Žegrova (Serbian Cyrillic: Жегрова) is a village in the municipality of Kuršumlija, Serbia. According to the 2002 census, the village has a population of 49 people.

== History ==
Toponyms such as Arbanaška and Đake show an historic Albanian presence in the Toplica and Southern Morava regions. As in the wider Toplica region, Kuršumlija also had an Albanian majority.

The village Žegrova known as Zhegrova in Albanian, was fully ethnically Albanian and the village spoke the Gheg dialect of Albanian. In 1877-78, after the Serbo-Ottoman Wars, these Albanians were expelled by Serbian forces in a way that today would be characterized as ethnic cleansing.

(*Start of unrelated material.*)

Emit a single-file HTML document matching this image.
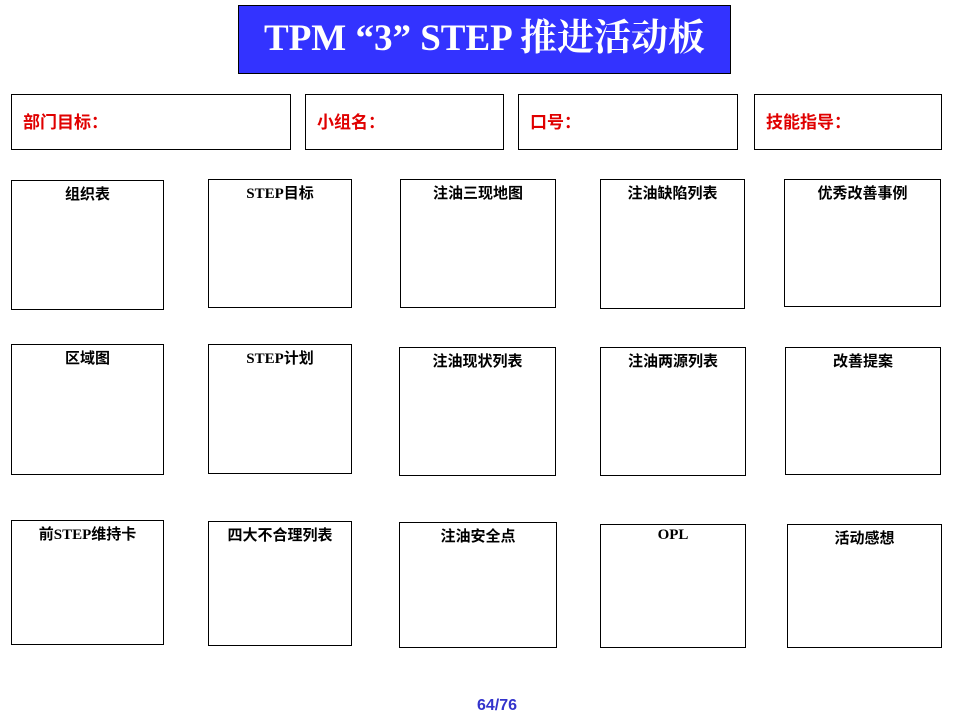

According to the travels of M. Rakić, there were 127 villages in the Kuršumlija district, Žegrova being one of these villages, with Kuršumlija being the only town. After the Serbo-Ottoman War in 1878, the town remained completely vacant, including the village of Žegrova. The Albanian migrants from this region became known as Muhaxhirs and they mostly migrated to what is today modern Kosovo, which was back then the Vilayet of Kosovo of the Ottoman Empire.